Counting Widgets, Wasting Time

What are the purposes of doing a physical inventory?

Those that still do the practice believe it provides assurance of the recorded assets. Some believe that it makes sure that the items' count is correct. Others do it only because the financial auditors require it.

If the inventory count is incorrect, there's only three main reasons:

  • the physical inventory count was inaccurate (and this happens)
  • the process of executing inventory transactions has problems, like timeliness, accuracy of receipts/sales/usage, unit of measure confusion, accounting for waste and other normal losses, etc.
  • intentional shrinkage (theft).
Implementing a physical inventory doesn't fix any of those problems. Therefore, within a few hours or a day, the inventory count is incorrect again. Small inaccuracies build up over time and quantity of transactions till the percentage of error looks tremendous. For example, suppose I use 100,000 widgets over 1,000 transactions, and my usage is incorrect by 1%. If I take a count around transaction #900, the system record would show I should have 10,000 widgets left.

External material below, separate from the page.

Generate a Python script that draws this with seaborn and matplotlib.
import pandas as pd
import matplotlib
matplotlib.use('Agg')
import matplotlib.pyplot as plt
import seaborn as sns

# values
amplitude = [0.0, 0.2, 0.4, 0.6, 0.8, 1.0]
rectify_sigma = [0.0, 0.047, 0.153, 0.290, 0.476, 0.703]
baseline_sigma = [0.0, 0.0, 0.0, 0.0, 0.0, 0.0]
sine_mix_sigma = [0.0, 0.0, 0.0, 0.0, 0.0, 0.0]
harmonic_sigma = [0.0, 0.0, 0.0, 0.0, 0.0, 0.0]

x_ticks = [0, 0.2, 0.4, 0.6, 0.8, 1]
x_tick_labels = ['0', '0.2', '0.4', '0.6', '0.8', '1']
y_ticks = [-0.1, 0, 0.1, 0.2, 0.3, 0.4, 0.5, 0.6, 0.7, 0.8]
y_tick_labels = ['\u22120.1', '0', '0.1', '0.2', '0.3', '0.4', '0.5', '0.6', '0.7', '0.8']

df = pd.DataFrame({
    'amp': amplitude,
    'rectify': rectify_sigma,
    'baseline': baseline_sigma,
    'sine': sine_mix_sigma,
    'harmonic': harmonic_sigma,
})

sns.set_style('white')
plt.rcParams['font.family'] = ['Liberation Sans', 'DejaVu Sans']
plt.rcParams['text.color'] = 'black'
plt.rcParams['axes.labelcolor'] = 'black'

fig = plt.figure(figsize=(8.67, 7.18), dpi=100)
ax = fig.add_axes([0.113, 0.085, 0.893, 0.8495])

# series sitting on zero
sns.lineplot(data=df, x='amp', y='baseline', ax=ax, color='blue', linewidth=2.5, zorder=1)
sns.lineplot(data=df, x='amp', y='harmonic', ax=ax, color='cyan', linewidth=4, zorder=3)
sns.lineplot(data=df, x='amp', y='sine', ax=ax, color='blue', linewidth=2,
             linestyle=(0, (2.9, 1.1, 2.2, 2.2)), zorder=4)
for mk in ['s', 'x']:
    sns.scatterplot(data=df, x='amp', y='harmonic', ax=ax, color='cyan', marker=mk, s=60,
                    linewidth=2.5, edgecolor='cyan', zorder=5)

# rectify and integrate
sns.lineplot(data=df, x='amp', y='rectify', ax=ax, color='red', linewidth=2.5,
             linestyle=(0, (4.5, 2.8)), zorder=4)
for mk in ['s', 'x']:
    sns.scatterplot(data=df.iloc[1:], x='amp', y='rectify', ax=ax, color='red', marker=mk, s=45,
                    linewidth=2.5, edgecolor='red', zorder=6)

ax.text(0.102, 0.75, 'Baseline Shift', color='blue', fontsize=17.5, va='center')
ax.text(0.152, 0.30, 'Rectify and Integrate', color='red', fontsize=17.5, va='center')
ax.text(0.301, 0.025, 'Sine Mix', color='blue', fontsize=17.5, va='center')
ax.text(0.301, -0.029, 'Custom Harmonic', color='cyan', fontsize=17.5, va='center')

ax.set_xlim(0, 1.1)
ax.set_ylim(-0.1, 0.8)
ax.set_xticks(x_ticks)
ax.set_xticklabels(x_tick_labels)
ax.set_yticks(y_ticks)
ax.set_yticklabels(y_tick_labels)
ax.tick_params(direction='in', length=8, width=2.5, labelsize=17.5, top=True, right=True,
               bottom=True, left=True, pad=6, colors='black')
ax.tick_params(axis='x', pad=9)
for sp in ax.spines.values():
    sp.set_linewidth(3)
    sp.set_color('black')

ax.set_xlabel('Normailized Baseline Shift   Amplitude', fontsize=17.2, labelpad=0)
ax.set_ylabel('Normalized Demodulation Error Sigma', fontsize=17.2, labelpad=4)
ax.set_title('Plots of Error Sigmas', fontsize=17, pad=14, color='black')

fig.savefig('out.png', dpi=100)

In reality, I'll have anywhere from 9,100 to 10,900--an error rate of 9% and well outside acceptable physical count limits.

Financial auditors need reassurance that the overall inventory dollars are correct. QA professionals have, for almost 100 years, shown that random sampling is a good test of a hypothesis that the product lot meets the specifications. It would be very easy to set up a random sample of items to count, check their aggregate costs against the recorded values and determine if the hypothesis stands that the dollars are accurate within the bounds of confidence limits. If the sample is accurate, then the processes and security is in good shape to state that the balance sheet record of inventory assets is accurate. Auditors must realize that 100% confidence is impossible. With a random sample, the risk of saying it's good (and it's really bad) is a factor in determining the sampling plan, and this can be minimized.

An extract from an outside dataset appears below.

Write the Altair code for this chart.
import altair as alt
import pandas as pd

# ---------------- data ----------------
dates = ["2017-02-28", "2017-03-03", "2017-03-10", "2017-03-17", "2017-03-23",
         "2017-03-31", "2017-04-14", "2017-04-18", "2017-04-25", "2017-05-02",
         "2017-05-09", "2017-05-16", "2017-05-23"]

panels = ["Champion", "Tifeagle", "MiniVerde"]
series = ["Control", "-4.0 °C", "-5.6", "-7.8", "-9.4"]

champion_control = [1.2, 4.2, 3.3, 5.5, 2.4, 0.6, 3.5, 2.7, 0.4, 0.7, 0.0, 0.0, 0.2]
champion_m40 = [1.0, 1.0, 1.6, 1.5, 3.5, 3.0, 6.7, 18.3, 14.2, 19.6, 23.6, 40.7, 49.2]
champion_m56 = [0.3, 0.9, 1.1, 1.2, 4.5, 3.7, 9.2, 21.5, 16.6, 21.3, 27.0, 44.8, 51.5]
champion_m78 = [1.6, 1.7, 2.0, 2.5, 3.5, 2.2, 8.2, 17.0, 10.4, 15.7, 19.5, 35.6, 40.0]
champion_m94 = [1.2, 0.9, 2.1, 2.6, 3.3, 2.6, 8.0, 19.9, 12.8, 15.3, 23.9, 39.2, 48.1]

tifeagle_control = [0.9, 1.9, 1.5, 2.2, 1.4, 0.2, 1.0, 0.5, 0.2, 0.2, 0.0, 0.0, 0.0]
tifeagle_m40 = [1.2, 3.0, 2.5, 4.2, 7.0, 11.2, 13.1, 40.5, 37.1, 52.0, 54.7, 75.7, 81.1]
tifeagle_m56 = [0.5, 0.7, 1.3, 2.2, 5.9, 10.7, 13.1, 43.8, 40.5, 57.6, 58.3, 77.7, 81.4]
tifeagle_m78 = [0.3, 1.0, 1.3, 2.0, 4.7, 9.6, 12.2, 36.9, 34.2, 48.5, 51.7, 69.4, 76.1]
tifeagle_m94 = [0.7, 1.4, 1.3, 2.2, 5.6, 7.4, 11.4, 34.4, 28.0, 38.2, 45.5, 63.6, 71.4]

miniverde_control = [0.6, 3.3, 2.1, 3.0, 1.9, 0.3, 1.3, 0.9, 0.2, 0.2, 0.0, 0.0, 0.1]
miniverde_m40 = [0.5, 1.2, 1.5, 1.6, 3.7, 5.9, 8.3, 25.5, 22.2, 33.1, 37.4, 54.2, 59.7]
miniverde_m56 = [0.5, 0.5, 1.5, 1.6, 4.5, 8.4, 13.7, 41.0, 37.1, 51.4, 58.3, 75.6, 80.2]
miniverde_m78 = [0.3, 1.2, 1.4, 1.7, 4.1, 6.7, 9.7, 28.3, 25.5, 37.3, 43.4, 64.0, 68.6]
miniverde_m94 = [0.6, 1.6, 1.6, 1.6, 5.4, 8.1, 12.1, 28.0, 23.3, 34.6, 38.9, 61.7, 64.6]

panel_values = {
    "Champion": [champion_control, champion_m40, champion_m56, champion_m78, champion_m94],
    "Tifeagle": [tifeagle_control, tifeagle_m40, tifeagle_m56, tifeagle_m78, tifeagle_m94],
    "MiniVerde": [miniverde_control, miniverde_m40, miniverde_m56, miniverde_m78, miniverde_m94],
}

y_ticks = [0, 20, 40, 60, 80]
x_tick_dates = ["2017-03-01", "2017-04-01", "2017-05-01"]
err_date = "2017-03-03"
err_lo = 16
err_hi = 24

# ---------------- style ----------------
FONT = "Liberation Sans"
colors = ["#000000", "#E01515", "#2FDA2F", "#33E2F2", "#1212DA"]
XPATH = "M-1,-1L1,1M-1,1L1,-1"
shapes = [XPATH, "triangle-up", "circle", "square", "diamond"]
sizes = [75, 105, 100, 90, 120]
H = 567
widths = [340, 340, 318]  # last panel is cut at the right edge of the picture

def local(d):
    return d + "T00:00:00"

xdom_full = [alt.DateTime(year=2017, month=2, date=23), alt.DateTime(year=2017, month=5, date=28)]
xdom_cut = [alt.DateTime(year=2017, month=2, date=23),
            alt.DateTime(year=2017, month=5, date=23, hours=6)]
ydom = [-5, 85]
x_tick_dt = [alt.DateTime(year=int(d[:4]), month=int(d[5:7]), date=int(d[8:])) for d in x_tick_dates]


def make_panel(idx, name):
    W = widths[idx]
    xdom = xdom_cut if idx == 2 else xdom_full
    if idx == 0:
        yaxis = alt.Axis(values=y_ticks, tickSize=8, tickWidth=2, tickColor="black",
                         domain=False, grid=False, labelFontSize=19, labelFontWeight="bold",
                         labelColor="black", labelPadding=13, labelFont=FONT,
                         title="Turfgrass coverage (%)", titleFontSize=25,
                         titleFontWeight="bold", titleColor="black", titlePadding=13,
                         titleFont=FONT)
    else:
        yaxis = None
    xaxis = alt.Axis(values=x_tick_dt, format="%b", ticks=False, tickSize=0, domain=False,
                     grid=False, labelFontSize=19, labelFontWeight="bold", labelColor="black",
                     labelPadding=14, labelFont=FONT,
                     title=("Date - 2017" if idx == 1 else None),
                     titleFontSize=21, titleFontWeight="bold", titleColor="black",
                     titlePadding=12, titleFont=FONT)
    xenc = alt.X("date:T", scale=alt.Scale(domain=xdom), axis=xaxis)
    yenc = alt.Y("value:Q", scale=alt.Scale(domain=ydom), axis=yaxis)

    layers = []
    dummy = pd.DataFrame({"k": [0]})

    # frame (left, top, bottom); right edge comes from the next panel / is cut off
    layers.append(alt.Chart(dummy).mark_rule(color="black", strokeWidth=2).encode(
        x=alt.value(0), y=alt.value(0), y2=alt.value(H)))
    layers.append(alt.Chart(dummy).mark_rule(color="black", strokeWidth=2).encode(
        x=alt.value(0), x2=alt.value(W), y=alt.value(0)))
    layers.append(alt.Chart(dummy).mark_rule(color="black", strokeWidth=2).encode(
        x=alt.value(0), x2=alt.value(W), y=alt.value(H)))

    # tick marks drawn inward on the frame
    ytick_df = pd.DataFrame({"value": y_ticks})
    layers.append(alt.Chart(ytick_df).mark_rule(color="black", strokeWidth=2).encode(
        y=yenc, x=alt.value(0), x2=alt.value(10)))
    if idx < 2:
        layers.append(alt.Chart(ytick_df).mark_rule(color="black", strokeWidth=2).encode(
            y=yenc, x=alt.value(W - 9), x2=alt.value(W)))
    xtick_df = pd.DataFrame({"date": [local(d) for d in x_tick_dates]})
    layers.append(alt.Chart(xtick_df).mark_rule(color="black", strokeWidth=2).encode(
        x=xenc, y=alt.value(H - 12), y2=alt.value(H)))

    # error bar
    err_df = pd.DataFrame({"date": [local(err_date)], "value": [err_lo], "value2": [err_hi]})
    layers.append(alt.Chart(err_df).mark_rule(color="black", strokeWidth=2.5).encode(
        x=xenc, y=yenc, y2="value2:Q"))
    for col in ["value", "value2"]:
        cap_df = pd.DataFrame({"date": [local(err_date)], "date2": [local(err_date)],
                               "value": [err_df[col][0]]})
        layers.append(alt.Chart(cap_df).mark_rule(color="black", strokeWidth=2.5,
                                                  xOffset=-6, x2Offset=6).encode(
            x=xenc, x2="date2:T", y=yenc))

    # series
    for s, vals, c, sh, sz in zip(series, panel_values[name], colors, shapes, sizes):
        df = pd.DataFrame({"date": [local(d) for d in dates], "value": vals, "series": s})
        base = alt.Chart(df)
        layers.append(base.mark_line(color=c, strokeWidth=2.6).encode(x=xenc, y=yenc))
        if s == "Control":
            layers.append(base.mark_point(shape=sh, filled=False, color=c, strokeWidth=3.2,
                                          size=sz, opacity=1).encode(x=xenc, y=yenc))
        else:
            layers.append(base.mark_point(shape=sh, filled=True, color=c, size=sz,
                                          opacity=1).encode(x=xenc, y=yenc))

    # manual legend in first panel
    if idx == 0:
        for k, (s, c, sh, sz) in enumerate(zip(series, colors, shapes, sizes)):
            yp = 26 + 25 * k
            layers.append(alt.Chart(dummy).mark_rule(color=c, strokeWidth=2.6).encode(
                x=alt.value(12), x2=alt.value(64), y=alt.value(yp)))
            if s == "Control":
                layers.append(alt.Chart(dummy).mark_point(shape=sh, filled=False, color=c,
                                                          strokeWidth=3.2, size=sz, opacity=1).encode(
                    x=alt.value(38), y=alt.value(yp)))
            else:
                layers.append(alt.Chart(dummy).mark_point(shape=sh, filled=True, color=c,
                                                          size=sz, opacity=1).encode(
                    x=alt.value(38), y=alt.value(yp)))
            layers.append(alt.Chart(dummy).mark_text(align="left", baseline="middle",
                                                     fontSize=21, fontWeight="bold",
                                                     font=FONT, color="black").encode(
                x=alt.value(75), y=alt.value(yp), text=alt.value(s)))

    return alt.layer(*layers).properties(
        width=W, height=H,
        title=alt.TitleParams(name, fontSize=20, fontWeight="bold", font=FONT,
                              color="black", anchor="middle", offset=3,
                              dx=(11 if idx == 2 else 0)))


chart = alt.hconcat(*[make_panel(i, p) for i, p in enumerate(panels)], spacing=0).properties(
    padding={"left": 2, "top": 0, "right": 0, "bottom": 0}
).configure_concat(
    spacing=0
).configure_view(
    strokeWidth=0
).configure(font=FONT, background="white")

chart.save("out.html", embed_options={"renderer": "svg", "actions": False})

If management is not doing it's job by improving the inventory transaction processes, a physical inventory doesn't solve the problem or do any more to encourage the right behavior then a random sample. The subtle punishment in a random sample is a complete count, if too many items deviate from their accepted counts. If the system is tough shape, then the organization will be forced to count the whole mess--and be shut down longer while this occurs. A properly done sampling plan is nearly impossible to "game" and not find problems if rampant problems exist.